**EXERCISE PROMPT**
The material below includes pictures; leave them out and return only the lines between the line containing "Reproduce this chart with matplotlib." and the line containing "plt.rcParams['font.family'] = ['Liberation", inclusive, word for word.

+++

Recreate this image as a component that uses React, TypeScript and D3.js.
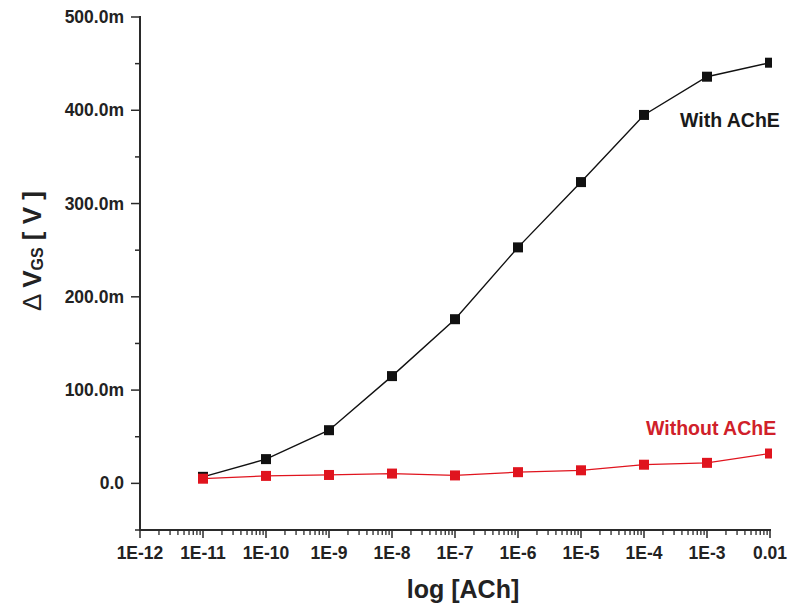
import * as d3 from "d3";
import React, { useEffect, useRef } from "react";

const concentrations = [1e-11, 1e-10, 1e-9, 1e-8, 1e-7, 1e-6, 1e-5, 1e-4, 1e-3, 1e-2];
const withAChE = [7, 26, 57, 115, 176, 253, 323, 395, 436, 451]; // mV
const withoutAChE = [5, 8, 9, 10.5, 8.5, 12, 14, 20, 22, 32]; // mV
const xTickLabels = ["1E-12", "1E-11", "1E-10", "1E-9", "1E-8", "1E-7", "1E-6", "1E-5", "1E-4", "1E-3", "0.01"];
const yTicks = [0, 100, 200, 300, 400, 500];

export default function App() {
    const ref = useRef<SVGSVGElement>(null);

    useEffect(() => {
        const svg = d3.select(ref.current);
        svg.selectAll("*").remove();

        const left = 140, right = 770, top = 17, bottom = 530;
        const x = d3.scaleLog().domain([1e-12, 1e-2]).range([left, right]);
        const y = d3.scaleLinear().domain([-50, 500]).range([bottom, top]);
        const font = "Arial, 'Liberation Sans', sans-serif";
        const axisColor = "#2a2a2a";

        const defs = svg.append("defs");
        defs.append("clipPath").attr("id", "plotclip")
            .append("rect").attr("x", left).attr("y", 0).attr("width", right - left + 2).attr("height", bottom);

        // y axis
        const yAxis = svg.append("g").attr("transform", `translate(${left},0)`);
        yAxis.append("line").attr("x1", 0).attr("x2", 0).attr("y1", top - 1).attr("y2", bottom)
            .attr("stroke", axisColor).attr("stroke-width", 2);
        yAxis.selectAll(".minor").data(d3.range(-50, 501, 50).filter((d) => d % 100 !== 0))
            .join("line")
            .attr("x1", -5).attr("x2", 0).attr("y1", (d) => y(d)).attr("y2", (d) => y(d))
            .attr("stroke", axisColor).attr("stroke-width", 1.5);
        yAxis.selectAll(".major").data(yTicks).join("line")
            .attr("x1", -9).attr("x2", 0).attr("y1", (d) => y(d)).attr("y2", (d) => y(d))
            .attr("stroke", axisColor).attr("stroke-width", 1.5);
        yAxis.selectAll("text").data(yTicks).join("text")
            .attr("x", -16).attr("y", (d) => y(d)).attr("dy", "0.35em")
            .attr("text-anchor", "end")
            .style("font", `bold 17.5px ${font}`).attr("fill", "#222")
            .text((d) => (d === 0 ? "0.0" : `${d.toFixed(1)}m`));

        // x axis
        const xAxis = svg.append("g").attr("transform", `translate(0,${bottom})`);
        xAxis.append("line").attr("x1", left - 1).attr("x2", right + 1).attr("y1", 0).attr("y2", 0)
            .attr("stroke", axisColor).attr("stroke-width", 2);
        const minor: number[] = [];
        for (let e = -12; e < -2; e++) for (let m = 2; m <= 9; m++) minor.push(m * Math.pow(10, e));
        xAxis.selectAll(".minor").data(minor).join("line")
            .attr("x1", (d) => x(d)).attr("x2", (d) => x(d)).attr("y1", 0).attr("y2", 5)
            .attr("stroke", axisColor).attr("stroke-width", 1.3);
        const majors = d3.range(-12, -1).map((e) => Math.pow(10, e));
        xAxis.selectAll(".major").data(majors).join("line")
            .attr("x1", (d) => x(d)).attr("x2", (d) => x(d)).attr("y1", 0).attr("y2", 8)
            .attr("stroke", axisColor).attr("stroke-width", 1.5);
        xAxis.selectAll("text").data(majors).join("text")
            .attr("x", (d) => x(d)).attr("y", 29)
            .attr("text-anchor", "middle")
            .style("font", `bold 17.5px ${font}`).attr("fill", "#222")
            .text((_, i) => xTickLabels[i]);

        // series
        const line = d3.line<number>()
            .x((_, i) => x(concentrations[i]))
            .y((d) => y(d));
        const plot = svg.append("g").attr("clip-path", "url(#plotclip)");
        const series = [
            { values: withAChE, color: "#111", width: 1.4 },
            { values: withoutAChE, color: "#e0141e", width: 1.2 },
        ];
        series.forEach((s) => {
            plot.append("path").attr("d", line(s.values)).attr("fill", "none")
                .attr("stroke", s.color).attr("stroke-width", s.width);
            plot.selectAll(null).data(s.values).enter().append("rect")
                .attr("x", (_, i) => x(concentrations[i]) - 5)
                .attr("y", (d) => y(d) - 5)
                .attr("width", 10).attr("height", 10)
                .attr("fill", s.color);
        });

        // annotations
        svg.append("text").attr("x", 680).attr("y", 127)
            .style("font", `bold 19.5px ${font}`).attr("fill", "#1a1a1a").text("With AChE");
        svg.append("text").attr("x", 646).attr("y", 435)
            .style("font", `bold 19.5px ${font}`).attr("fill", "#d0202a").text("Without AChE");

        // axis titles
        svg.append("text").attr("x", 463).attr("y", 598).attr("text-anchor", "middle")
            .style("font", `bold 25px ${font}`).attr("fill", "#222").text("log [ACh]");
        const yt = svg.append("text")
            .attr("transform", "translate(41,251) rotate(-90)")
            .attr("text-anchor", "middle")
            .style("font", `bold 26px ${font}`).attr("fill", "#222");
        yt.append("tspan").style("font-weight", "normal").text("Δ ");
        yt.append("tspan").text("V");
        yt.append("tspan").attr("dy", 2).style("font-size", "16px").text("GS");
        yt.append("tspan").attr("dy", -2).text(" [ V ]");
    }, []);

    return (
        <svg ref={ref} width={788} height={607}
            style={{ position: "absolute", left: 0, top: 0, background: "#fff" }} />
    );
}
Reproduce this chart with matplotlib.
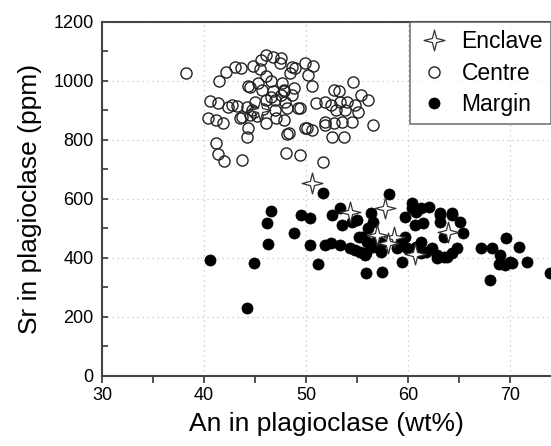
import numpy as np
import matplotlib
matplotlib.use("Agg")
import matplotlib.pyplot as plt
from matplotlib.path import Path
from matplotlib.ticker import MultipleLocator

plt.rcParams['font.family'] = ['Liberation Sans', 'DejaVu Sans']

# ---- data ----
centre_an = [38.2, 41.5, 42.2, 43.0, 43.6, 44.8, 45.6, 46.1, 46.8, 47.5, 47.4, 48.6, 48.4,
             45.5, 46.1, 45.3, 44.5, 46.6, 47.6, 48.6, 47.5, 46.6, 45.0, 40.6, 41.4, 42.4,
             43.2, 44.2, 44.7, 45.8, 47.0, 48.1, 49.2, 40.4, 41.2, 41.9, 43.5, 44.5, 45.2,
             46.1, 47.1, 44.3, 44.2, 41.2, 41.4, 42.0, 43.7, 48.0, 49.4, 48.9, 49.9, 50.7,
             50.2, 50.6, 47.8, 49.4, 51.0, 51.9, 52.7, 53.2, 54.6, 55.4, 56.1, 54.0, 53.3,
             52.4, 52.9, 53.8, 54.8, 55.1, 51.9, 52.7, 53.5, 54.5, 56.6, 50.1, 50.6, 52.5,
             53.7, 48.1, 51.7, 44.3, 45.7, 46.8, 47.8, 48.8, 46.1, 47.0, 47.9, 43.7, 44.9,
             47.8, 49.9, 51.9, 48.3, 42.7]
centre_sr = [1026, 998, 1029, 1046, 1043, 1051, 1071, 1088, 1082, 1077, 1062, 1048, 1028,
             1039, 1015, 992, 979, 998, 992, 953, 953, 947, 930, 932, 926, 911,
             915, 911, 902, 904, 902, 907, 907, 873, 868, 856, 873, 885, 881,
             856, 873, 839, 811, 788, 751, 729, 732, 757, 749, 1043, 1060, 1049,
             1020, 981, 964, 907, 924, 930, 969, 964, 995, 953, 936, 930, 930,
             919, 902, 902, 919, 896, 862, 856, 862, 862, 851, 839, 834, 811,
             811, 820, 726, 981, 969, 964, 969, 975, 936, 936, 930, 879, 896,
             868, 839, 851, 822, 919]

margin_an = [46.6, 46.2, 48.8, 46.3, 40.6, 44.9, 44.2, 49.5, 51.7, 58.1, 50.4, 50.4, 51.2,
             52.5, 53.3, 53.5, 54.5, 55.0, 56.4, 56.6, 56.1, 55.5, 51.9, 52.4, 53.3, 54.3,
             54.8, 55.3, 55.9, 55.8, 56.6, 57.3, 57.3, 55.9, 57.4, 59.4, 58.9, 59.7, 59.9,
             60.8, 60.4, 60.4, 59.7, 60.8, 61.3, 62.0, 60.7, 61.5, 63.1, 63.1, 64.3, 65.1,
             65.4, 63.5, 62.3, 62.8, 63.5, 64.3, 64.8, 61.8, 61.3, 67.1, 68.2, 69.0, 69.6,
             70.9, 70.0, 68.9, 71.6, 68.0, 73.9, 55.2, 61.3, 59.2, 62.8, 63.8, 69.5, 70.2,
             63.1, 64.3, 56.0, 57.0]
margin_sr = [560, 518, 484, 447, 393, 382, 229, 546, 621, 616, 535, 444, 380,
             546, 568, 512, 523, 529, 551, 523, 500, 472, 444, 450, 444, 433,
             427, 421, 416, 410, 438, 450, 421, 348, 353, 387, 433, 472, 433,
             438, 585, 568, 540, 557, 568, 574, 512, 518, 551, 523, 551, 523,
             484, 472, 433, 410, 404, 416, 433, 421, 416, 433, 433, 410, 467,
             436, 387, 380, 387, 325, 348, 472, 455, 455, 399, 404, 376, 382,
             546, 546, 455, 462]

enclave_an = [45.5, 50.6, 54.3, 57.7, 57.0, 58.6, 58.0, 60.7, 63.9]
enclave_sr = [900, 655, 557, 570, 478, 470, 450, 412, 489]

# four-pointed star marker
r = 0.2
star4 = Path([(0, 1), (r, r), (1, 0), (r, -r), (0, -1), (-r, -r), (-1, 0), (-r, r), (0, 1)],
             [Path.MOVETO] + [Path.LINETO] * 7 + [Path.CLOSEPOLY])

fig = plt.figure(figsize=(5.51, 4.46), dpi=100)
ax = fig.add_axes([0.185, 0.157, 0.815, 0.794])

ax.plot(margin_an, margin_sr, 'o', color='black', ms=8, mew=0.5, ls='none', label='Margin')
ax.plot(centre_an, centre_sr, 'o', mfc='none', mec='#222222', ms=8, mew=1.0, ls='none',
        label='Centre')
ax.plot(enclave_an, enclave_sr, marker=star4, mfc='white', mec='#333333', ms=15, mew=0.9,
        ls='none', label='Enclave')

ax.set_xlim(30, 74)
ax.set_ylim(0, 1200)
ax.xaxis.set_major_locator(MultipleLocator(10))
ax.xaxis.set_minor_locator(MultipleLocator(5))
ax.yaxis.set_major_locator(MultipleLocator(200))
ax.yaxis.set_minor_locator(MultipleLocator(100))

ax.grid(True, which='major', ls=(0, (1, 3)), color='#c4c4c4', lw=0.9)
ax.set_axisbelow(True)

ax.tick_params(axis='y', which='both', direction='in', length=4, width=1.3,
               color='#444444', labelsize=13, pad=6)
ax.tick_params(axis='x', which='both', direction='out', length=5, width=1.3,
               color='#444444', labelsize=13, pad=3)

for side in ['left', 'bottom', 'top']:
    ax.spines[side].set_color('#444444')
    ax.spines[side].set_linewidth(1.5)
ax.spines['right'].set_visible(False)

ax.set_xlabel('An in plagioclase (wt%)', fontsize=19, labelpad=6)
ax.set_ylabel('Sr in plagioclase (ppm)', fontsize=19, labelpad=8)

# legend order: Enclave, Centre, Margin
h, l = ax.get_legend_handles_labels()
leg = ax.legend([h[2], h[1], h[0]], [l[2], l[1], l[0]], loc='upper right',
                fontsize=16.5, frameon=True, fancybox=False, borderaxespad=0,
                handletextpad=0.5, labelspacing=0.38, borderpad=0.35, handlelength=1.4)
leg.get_frame().set_edgecolor('#555555')
leg.get_frame().set_linewidth(1.2)

fig.savefig('out.png', dpi=100)
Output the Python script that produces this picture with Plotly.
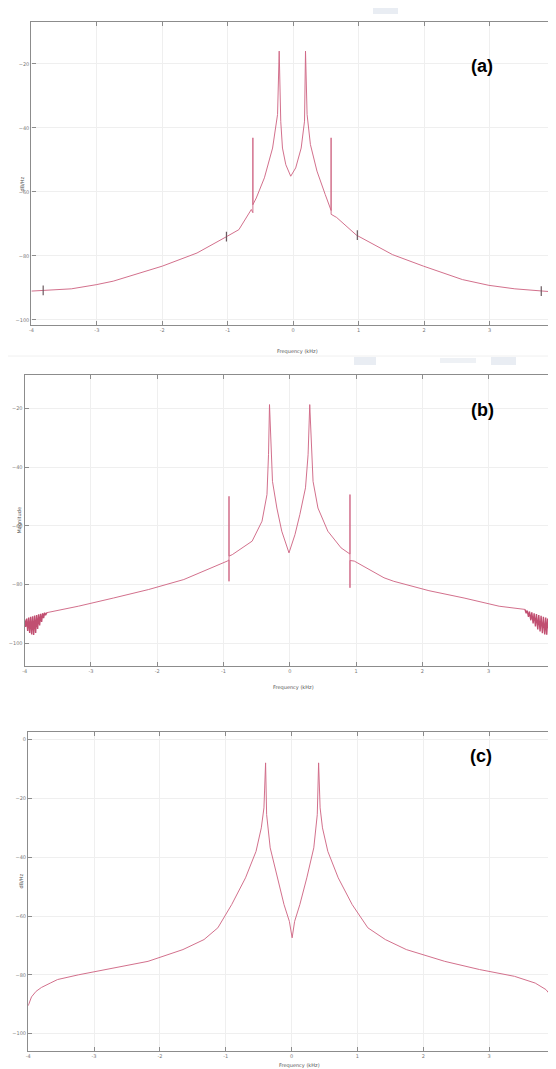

+++

**WRITTEN SOLUTION**
Reproduce this chart with matplotlib.
import numpy as np
import matplotlib
matplotlib.use("Agg")
import matplotlib.pyplot as plt
from matplotlib.path import Path
from matplotlib.ticker import MultipleLocator

plt.rcParams['font.family'] = ['Liberation Sans', 'DejaVu Sans']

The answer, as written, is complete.